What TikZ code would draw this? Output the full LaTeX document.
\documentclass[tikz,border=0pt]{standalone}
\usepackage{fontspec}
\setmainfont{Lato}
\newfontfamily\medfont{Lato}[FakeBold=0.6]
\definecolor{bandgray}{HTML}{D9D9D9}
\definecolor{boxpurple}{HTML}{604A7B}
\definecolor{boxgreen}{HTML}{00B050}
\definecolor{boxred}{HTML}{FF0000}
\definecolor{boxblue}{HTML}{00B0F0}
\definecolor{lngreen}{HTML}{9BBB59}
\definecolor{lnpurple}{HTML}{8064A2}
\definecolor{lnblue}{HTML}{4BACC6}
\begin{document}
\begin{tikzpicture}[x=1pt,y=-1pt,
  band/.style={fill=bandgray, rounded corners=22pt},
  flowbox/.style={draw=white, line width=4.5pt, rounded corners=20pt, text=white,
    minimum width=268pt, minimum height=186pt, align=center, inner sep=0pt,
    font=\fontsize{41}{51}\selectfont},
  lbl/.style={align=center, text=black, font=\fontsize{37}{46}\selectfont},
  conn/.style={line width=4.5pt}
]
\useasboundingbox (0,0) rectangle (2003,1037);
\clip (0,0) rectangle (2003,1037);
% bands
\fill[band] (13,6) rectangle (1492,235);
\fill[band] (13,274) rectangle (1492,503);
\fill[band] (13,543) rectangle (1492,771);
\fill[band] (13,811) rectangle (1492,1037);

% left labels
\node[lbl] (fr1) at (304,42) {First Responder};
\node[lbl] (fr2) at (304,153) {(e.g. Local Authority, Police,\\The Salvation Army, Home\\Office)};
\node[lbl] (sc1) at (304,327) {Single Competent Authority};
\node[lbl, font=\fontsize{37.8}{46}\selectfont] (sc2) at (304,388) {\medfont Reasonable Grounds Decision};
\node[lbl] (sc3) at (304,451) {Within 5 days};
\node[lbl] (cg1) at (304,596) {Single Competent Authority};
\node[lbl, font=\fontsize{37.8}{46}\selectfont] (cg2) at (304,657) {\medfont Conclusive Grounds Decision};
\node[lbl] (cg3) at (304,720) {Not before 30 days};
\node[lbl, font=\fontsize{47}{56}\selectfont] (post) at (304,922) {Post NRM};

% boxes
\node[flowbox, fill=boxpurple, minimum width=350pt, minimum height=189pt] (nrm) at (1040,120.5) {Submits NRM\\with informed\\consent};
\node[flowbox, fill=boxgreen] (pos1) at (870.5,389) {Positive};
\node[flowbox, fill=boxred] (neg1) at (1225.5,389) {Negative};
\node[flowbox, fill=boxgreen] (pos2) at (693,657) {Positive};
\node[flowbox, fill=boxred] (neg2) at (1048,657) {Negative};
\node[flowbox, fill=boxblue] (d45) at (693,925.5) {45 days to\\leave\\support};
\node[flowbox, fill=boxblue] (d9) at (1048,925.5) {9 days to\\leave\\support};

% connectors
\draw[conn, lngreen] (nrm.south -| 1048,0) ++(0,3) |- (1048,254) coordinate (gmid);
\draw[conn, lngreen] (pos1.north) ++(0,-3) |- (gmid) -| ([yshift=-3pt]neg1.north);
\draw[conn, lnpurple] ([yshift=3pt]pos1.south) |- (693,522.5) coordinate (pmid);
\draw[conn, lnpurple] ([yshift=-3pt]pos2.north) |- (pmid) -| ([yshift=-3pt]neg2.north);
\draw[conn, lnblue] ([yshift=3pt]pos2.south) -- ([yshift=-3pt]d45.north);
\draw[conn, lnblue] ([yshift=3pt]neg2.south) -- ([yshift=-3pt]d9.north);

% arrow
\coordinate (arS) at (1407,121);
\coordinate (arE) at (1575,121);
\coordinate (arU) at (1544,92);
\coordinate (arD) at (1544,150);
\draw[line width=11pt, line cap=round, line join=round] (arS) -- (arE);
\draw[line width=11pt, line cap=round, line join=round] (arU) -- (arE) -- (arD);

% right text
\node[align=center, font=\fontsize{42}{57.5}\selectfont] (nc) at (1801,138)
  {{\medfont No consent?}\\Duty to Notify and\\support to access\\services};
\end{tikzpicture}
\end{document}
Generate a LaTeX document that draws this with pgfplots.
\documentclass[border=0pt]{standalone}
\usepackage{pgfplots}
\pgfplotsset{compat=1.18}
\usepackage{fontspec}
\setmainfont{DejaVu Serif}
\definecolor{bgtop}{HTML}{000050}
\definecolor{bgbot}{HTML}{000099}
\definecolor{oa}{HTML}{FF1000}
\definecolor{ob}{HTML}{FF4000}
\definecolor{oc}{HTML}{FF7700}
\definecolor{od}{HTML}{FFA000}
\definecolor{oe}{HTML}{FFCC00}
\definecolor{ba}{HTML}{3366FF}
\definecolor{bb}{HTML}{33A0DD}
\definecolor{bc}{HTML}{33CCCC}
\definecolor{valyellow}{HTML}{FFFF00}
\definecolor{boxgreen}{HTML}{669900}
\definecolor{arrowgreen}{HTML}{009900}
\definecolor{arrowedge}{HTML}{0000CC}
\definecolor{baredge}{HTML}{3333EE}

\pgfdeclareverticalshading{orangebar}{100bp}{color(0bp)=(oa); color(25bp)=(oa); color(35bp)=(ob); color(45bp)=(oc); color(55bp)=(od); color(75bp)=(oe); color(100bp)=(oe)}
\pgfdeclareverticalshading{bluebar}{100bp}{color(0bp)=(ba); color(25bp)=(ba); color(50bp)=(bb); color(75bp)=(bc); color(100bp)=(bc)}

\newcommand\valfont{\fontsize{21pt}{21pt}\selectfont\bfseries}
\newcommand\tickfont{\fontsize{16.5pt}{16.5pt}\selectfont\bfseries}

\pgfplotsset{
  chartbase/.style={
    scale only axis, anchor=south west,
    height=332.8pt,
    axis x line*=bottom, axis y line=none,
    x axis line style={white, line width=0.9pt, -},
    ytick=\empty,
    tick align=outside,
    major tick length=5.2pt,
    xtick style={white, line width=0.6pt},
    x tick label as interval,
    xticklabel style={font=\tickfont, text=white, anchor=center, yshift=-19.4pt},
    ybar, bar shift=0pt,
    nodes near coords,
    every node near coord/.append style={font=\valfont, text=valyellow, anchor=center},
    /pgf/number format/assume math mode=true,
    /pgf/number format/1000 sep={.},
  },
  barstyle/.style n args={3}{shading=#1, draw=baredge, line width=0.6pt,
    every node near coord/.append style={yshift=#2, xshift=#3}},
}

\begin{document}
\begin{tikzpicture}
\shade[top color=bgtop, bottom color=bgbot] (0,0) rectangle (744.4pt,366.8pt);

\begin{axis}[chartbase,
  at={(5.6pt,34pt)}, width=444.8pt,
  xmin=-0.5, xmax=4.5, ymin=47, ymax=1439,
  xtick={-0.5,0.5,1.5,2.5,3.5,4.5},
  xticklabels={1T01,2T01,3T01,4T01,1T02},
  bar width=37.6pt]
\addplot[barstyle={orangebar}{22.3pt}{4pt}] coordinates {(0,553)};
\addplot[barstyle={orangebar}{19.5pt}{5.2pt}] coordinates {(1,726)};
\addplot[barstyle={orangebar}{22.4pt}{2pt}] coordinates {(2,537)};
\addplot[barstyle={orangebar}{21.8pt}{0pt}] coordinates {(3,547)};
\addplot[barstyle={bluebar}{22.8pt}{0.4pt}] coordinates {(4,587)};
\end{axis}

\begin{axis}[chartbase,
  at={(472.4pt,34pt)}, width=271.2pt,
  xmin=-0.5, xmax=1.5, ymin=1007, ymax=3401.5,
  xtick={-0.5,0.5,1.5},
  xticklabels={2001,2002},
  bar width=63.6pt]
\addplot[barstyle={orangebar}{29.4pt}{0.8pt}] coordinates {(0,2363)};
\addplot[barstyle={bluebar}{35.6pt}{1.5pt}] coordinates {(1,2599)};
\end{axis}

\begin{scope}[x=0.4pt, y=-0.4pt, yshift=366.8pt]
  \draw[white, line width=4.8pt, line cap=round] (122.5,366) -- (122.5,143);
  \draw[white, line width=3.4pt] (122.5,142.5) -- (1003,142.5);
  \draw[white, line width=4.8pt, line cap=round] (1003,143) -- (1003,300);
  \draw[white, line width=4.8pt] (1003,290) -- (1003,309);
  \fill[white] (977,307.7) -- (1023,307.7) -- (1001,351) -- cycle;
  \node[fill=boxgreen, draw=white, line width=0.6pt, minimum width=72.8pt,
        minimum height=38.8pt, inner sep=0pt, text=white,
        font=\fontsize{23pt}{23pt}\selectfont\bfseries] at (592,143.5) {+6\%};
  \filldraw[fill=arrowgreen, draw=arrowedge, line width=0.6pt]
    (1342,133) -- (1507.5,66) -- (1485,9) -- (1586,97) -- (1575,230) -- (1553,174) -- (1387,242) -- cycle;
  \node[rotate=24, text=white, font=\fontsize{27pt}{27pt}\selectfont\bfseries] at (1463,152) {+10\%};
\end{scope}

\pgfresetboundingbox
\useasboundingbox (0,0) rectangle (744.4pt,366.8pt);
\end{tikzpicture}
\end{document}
──────────────────────────────
» SET TASK: Extract every line containing the string "this" from the material.

» FULL OUTPUT:
What TikZ code would draw this? Output the full LaTeX document.
Generate a LaTeX document that draws this with pgfplots.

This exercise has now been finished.